Steve Knotts, chairman of the Fairfax County GOP, said in a statement that Bernhard’s decision was regrettable and exhibited the tendency of liberals to narrowly view people through the lens of race.
“Judge Bernhard seems to have embraced this reductive, racialist view of his fellow man,” Knotts said. “We’d all do well to remember that, whether we are Black or White, Christian or Jewish, immigrant or native-born, we are all equally human. As a culture, we must reject all divisive ideologies and, instead, unambiguously affirm our shared humanity.”
Not everyone was convinced the portraits have much of an impact.
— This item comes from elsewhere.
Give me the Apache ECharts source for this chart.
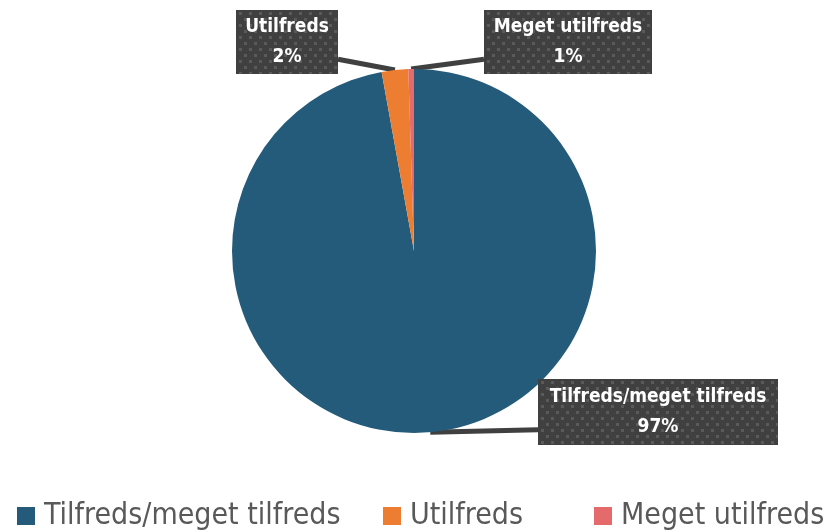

Mark Dycio, a prominent Virginia defense attorney and a Republican, said he thought that judges and juries were unaffected by what art hangs on the walls of courtrooms.
“Notwithstanding the presence or absence of portraits in a courtroom, I believe judges and juries have the ability to be fair and objective,” Dycio said.
Bernhard joins a growing list of judges across the nation who are reevaluating symbols and paintings in courthouses that some perceive as reinforcing a painful legacy of bias in the justice system.
In September, a Louisa County, Va., judge ordered the removal of a painting of Robert E. Lee from a courtroom ahead of a murder trial involving an African American defendant.
And a North Carolina commission has been grappling with how to handle a massive portrait of a judge who was an enslaver that hangs behind the bench where the state’s Supreme Court presides.
The reevaluation is occurring in the broader context of local, state and federal officials examining statues and symbols that many deem offensive following a summer of historic racial justice protests. This week, a statue of Lee that represented Virginia was removed from the U.S. Capitol.
Bernhard wrote in his opinion that the canons that guide ethical conduct for judges in Virginia require them to strive to enhance and maintain confidence in the legal system and act with impartiality.
He cited a book written by Anthony Ray Hinton, a Black man who spent three decades on death row before the U.S. Supreme Court overturned his conviction. Hinton described the experience of walking into an Alabama courthouse and seeing mostly White faces as being like “an uninvited guest in a rich man’s library.” Bernard wrote the portraits might create a similar feeling for minority defendants in Fairfax County.
“Perception is often deemed reality to those participating in the justice system,” Bernhard wrote.